Co-directeurs du PEPR Risques (IRiMa)

Soraya Boudia (CNRS), Didier Georges (UGA) et Gilles Grandjean (BRGM), co-directeurs du PEPR Risques (IRiMa) lors de la journée scientifique 2024 du PEPR Risques (IRiMa) à Orléans.

© PEPR Risques 

Upcoming calls for research projects

The PEPR co-directors also presented the planned themes for upcoming calls:

  • A call for expressions of interest currently under development, focused on the development of new and integrated approaches to better anticipate, prevent and manage sudden or gradual high-impact risks (floods, flash floods, torrential floods, mega-fires, and risks with extended temporal impacts: post-fire erosion, runoff, drought – heat islands, clay shrink–swell).

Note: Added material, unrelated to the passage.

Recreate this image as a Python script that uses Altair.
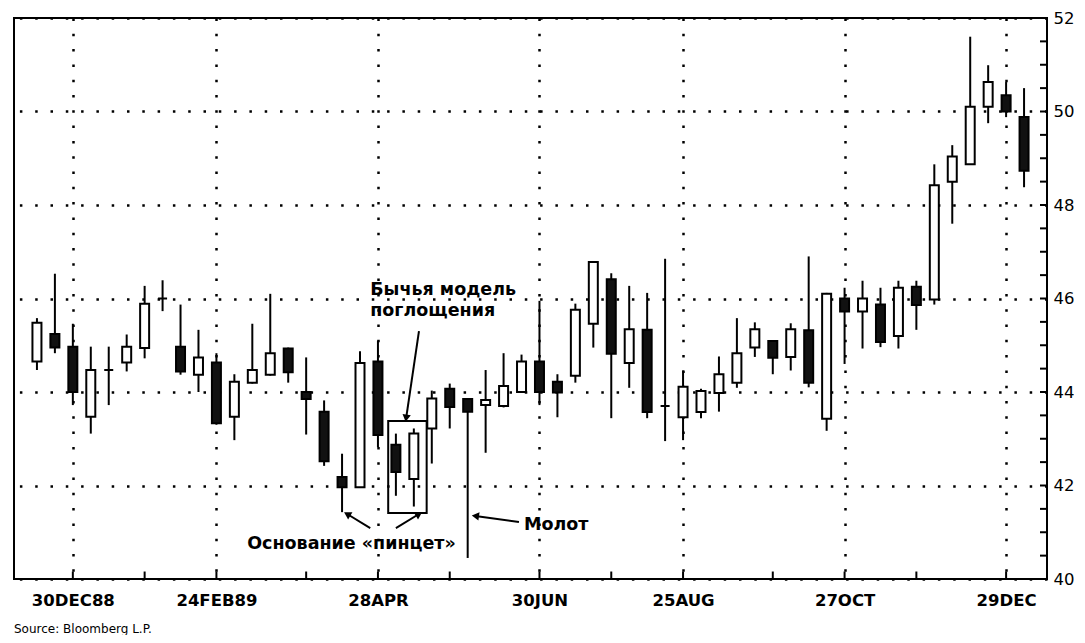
import math
import altair as alt
import pandas as pd

# ---------------- data (weekly candles) ----------------
first_week = "1988-12-16"
opens = [44.65, 45.24, 44.97, 43.47, 44.47, 44.63, 44.94, 46.00, 44.97, 44.37,
         44.63, 43.47, 44.20, 44.37, 44.93, 44.00, 43.58, 42.18, 41.96, 44.65,
         42.87, 42.14, 43.22, 44.07, 43.85, 43.72, 43.70, 44.00, 44.65, 44.22,
         44.35, 45.46, 46.41, 44.62, 45.33, 43.70, 43.46, 43.57, 43.98, 44.20,
         44.95, 45.09, 44.75, 45.32, 43.43, 46.00, 45.72, 45.87, 45.20, 46.25,
         45.98, 48.50, 48.87, 50.10, 50.35, 49.88]
highs = [45.58, 46.53, 45.46, 44.97, 44.97, 45.23, 46.27, 46.39, 45.87, 45.33,
         44.83, 44.38, 45.46, 46.10, 44.95, 44.74, 43.82, 42.68, 44.87, 45.10,
         43.11, 43.22, 44.03, 44.18, 43.85, 44.47, 44.83, 44.80, 45.95, 44.38,
         45.89, 46.78, 46.54, 46.27, 46.12, 46.85, 44.46, 44.07, 44.76, 45.58,
         45.49, 45.09, 45.47, 46.90, 46.12, 46.23, 46.38, 46.23, 46.38, 46.38,
         48.87, 49.28, 51.60, 50.99, 50.63, 50.50]
lows = [44.47, 44.83, 43.72, 43.11, 43.72, 44.44, 44.72, 45.73, 44.37, 44.00,
        43.30, 42.97, 44.18, 44.35, 44.20, 43.09, 42.42, 41.43, 41.96, 42.82,
        41.78, 41.55, 42.47, 43.22, 40.45, 42.70, 43.67, 43.98, 43.72, 43.46,
        44.20, 44.95, 43.44, 44.09, 43.44, 42.95, 42.97, 43.44, 43.58, 44.09,
        44.75, 44.38, 44.46, 44.10, 43.17, 44.60, 44.93, 44.96, 44.93, 45.33,
        45.87, 47.60, 48.87, 49.75, 49.88, 48.38]
closes = [45.48, 44.95, 44.00, 44.47, 44.47, 44.97, 45.89, 46.00, 44.44, 44.74,
          43.33, 44.22, 44.47, 44.83, 44.42, 43.85, 42.52, 41.96, 44.62, 43.08,
          42.29, 43.11, 43.86, 43.68, 43.58, 43.83, 44.13, 44.65, 44.00, 43.99,
          45.76, 46.78, 44.82, 45.34, 43.57, 43.70, 44.11, 44.02, 44.38, 44.83,
          45.34, 44.73, 45.34, 44.20, 46.10, 45.72, 46.00, 45.07, 46.23, 45.86,
          48.42, 49.04, 50.10, 50.63, 50.00, 48.73]

tick_dates = ["1988-12-30", "1989-01-27", "1989-02-24", "1989-03-31", "1989-04-28",
              "1989-05-26", "1989-06-30", "1989-07-28", "1989-08-25", "1989-09-29",
              "1989-10-27", "1989-11-24", "1989-12-29"]
label_dates = ["1988-12-30", "1989-02-24", "1989-04-28", "1989-06-30",
               "1989-08-25", "1989-10-27", "1989-12-29"]
label_texts = ["30DEC88", "24FEB89", "28APR", "30JUN", "25AUG", "27OCT", "29DEC"]
price_labels = [40, 42, 44, 46, 48, 50, 52]
minor_prices = [40.5, 41, 41.5, 42, 42.5, 43, 43.5, 44, 44.5, 45, 45.5, 46, 46.5,
                47, 47.5, 48, 48.5, 49, 49.5, 50, 50.5, 51, 51.5]
x_start, x_end = "1988-12-09", "1990-01-12"

# annotations (date, price)
note_dates = ["1989-04-25", "1989-04-25", "1989-03-08", "1989-06-24"]
note_prices = [46.18, 45.73, 40.75, 41.16]
note_texts = ["Бычья модель", "поглощения", "Основание «пинцет»", "Молот"]

arrow_from_dates = ["1989-05-14", "1989-04-25", "1989-05-05", "1989-06-22"]
arrow_from_prices = [45.30, 41.09, 41.09, 41.22]
arrow_to_dates = ["1989-05-09", "1989-04-16", "1989-05-14", "1989-06-05"]
arrow_to_prices = [43.44, 41.39, 41.39, 41.35]

box_dates = ["1989-05-02", "1989-05-17"]
box_prices = [41.41, 43.38]

# ---------------- layout ----------------
W, H = 1033, 561
FONT = "DejaVu Sans"


def ts(s):
    return pd.Timestamp(s)


def dt(s):
    t = ts(s)
    return alt.DateTime(year=t.year, month=t.month, date=t.day)


df = pd.DataFrame({
    "date": pd.date_range(first_week, periods=len(opens), freq="7D"),
    "open": opens, "high": highs, "low": lows, "close": closes,
})

label_expr = "".join(
    f"timeFormat(datum.value, '%Y-%m-%d') == '{d}' ? '{t}' : "
    for d, t in zip(label_dates, label_texts)) + "''"

xscale = alt.Scale(domain=[dt(x_start), dt(x_end)])
yscale = alt.Scale(domain=[40, 52], nice=False, zero=False)

x_axis = alt.Axis(values=[dt(d) for d in label_dates], labelExpr=label_expr,
                  title=None, grid=True, gridColor="black", gridWidth=2.5,
                  gridDash=[2.5, 12.8], ticks=False, domain=False,
                  labelFont=FONT, labelFontSize=16.5, labelFontWeight="bold",
                  labelColor="black", labelPadding=13, labelFlush=False)
y_axis = alt.Axis(orient="right", values=price_labels, title=None, grid=True,
                  gridColor="black", gridWidth=2.5, gridDash=[2.5, 12.8],
                  ticks=False, domain=False, labelFont=FONT, labelFontSize=16.5,
                  labelColor="black", labelPadding=6, format="d")

wicks = alt.Chart(df).mark_rule(color="black", strokeWidth=2).encode(
    x=alt.X("date:T", scale=xscale, axis=x_axis),
    y=alt.Y("low:Q", scale=yscale, axis=y_axis),
    y2="high:Q",
)

bodies = alt.Chart(df).mark_bar(size=9, stroke="black", strokeWidth=2).encode(
    x=alt.X("date:T"),
    y=alt.Y("open:Q"),
    y2="close:Q",
    fill=alt.condition("datum.close >= datum.open", alt.value("white"), alt.value("#111111")),
)

ticks_df = pd.DataFrame({"date": pd.to_datetime(tick_dates)})
bottom_ticks = alt.Chart(ticks_df).mark_rule(color="black", strokeWidth=2).encode(
    x=alt.X("date:T"),
    y=alt.datum(40),
    y2=alt.datum(40.16),
)

right_df = pd.DataFrame({"p": minor_prices})
right_ticks = alt.Chart(right_df).mark_rule(color="black", strokeWidth=2).encode(
    y=alt.Y("p:Q"),
    x=alt.value(W),
    x2=alt.value(W - 7),
)

notes_df = pd.DataFrame({"date": pd.to_datetime(note_dates), "price": note_prices,
                         "text": note_texts})
notes = alt.Chart(notes_df).mark_text(align="left", baseline="middle", font=FONT,
                                      fontSize=17.5, fontWeight="bold", color="black").encode(
    x=alt.X("date:T"),
    y=alt.Y("price:Q"),
    text="text:N",
)

px_day = W / (ts(x_end) - ts(x_start)).days
px_unit = H / 12.0
angles = []
for fd, fp, td, tp in zip(arrow_from_dates, arrow_from_prices, arrow_to_dates, arrow_to_prices):
    dx = (ts(td) - ts(fd)).days * px_day
    dy = -(tp - fp) * px_unit
    angles.append(math.degrees(math.atan2(dx, -dy)) % 360)

arrows_df = pd.DataFrame({
    "d1": pd.to_datetime(arrow_from_dates), "p1": arrow_from_prices,
    "d2": pd.to_datetime(arrow_to_dates), "p2": arrow_to_prices,
    "angle": angles,
})
arrow_lines = alt.Chart(arrows_df).mark_rule(color="black", strokeWidth=2).encode(
    x=alt.X("d1:T"), x2="d2:T",
    y=alt.Y("p1:Q"), y2="p2:Q",
)
arrow_heads = alt.Chart(arrows_df).mark_point(shape="triangle-up", filled=True,
                                              color="black", size=70, opacity=1).encode(
    x=alt.X("d2:T"),
    y=alt.Y("p2:Q"),
    angle=alt.Angle("angle:Q", scale=None),
)

box_df = pd.DataFrame({"d1": [ts(box_dates[0])], "d2": [ts(box_dates[1])],
                       "p1": [box_prices[0]], "p2": [box_prices[1]]})
box = alt.Chart(box_df).mark_rect(fillOpacity=0, stroke="black", strokeWidth=2).encode(
    x=alt.X("d1:T"), x2="d2:T",
    y=alt.Y("p1:Q"), y2="p2:Q",
)

chart = alt.layer(
    wicks, bodies, bottom_ticks, right_ticks, box, arrow_lines, arrow_heads, notes
).properties(
    width=W, height=H,
    padding={"left": 6, "top": 2, "right": 0, "bottom": 0},
    title=alt.TitleParams("Source:  Bloomberg L.P.", orient="bottom", anchor="start",
                          font=FONT, fontSize=12, fontWeight="normal", color="black",
                          offset=15),
).configure(
    background="white"
).configure_view(
    stroke="black", strokeWidth=2
)

chart.save("out.html", embed_options={"renderer": "svg", "actions": False})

The launch is planned for early 2025, supporting a project with funding of €3 million.
  • A call for projects (text also under development) in the field of risk management, focusing on:
    • New strategies to better manage risks across the cycle of prevention, anticipation, crisis management, response, and recovery;
    • New solutions inherent to each type of hazard, vulnerable systems exposed, and the capacities of territories to respond.

This call is expected to support several projects with funding of €800K per project.

Nearly 100 participants attended the day. Many thanks to all for these constructive exchanges.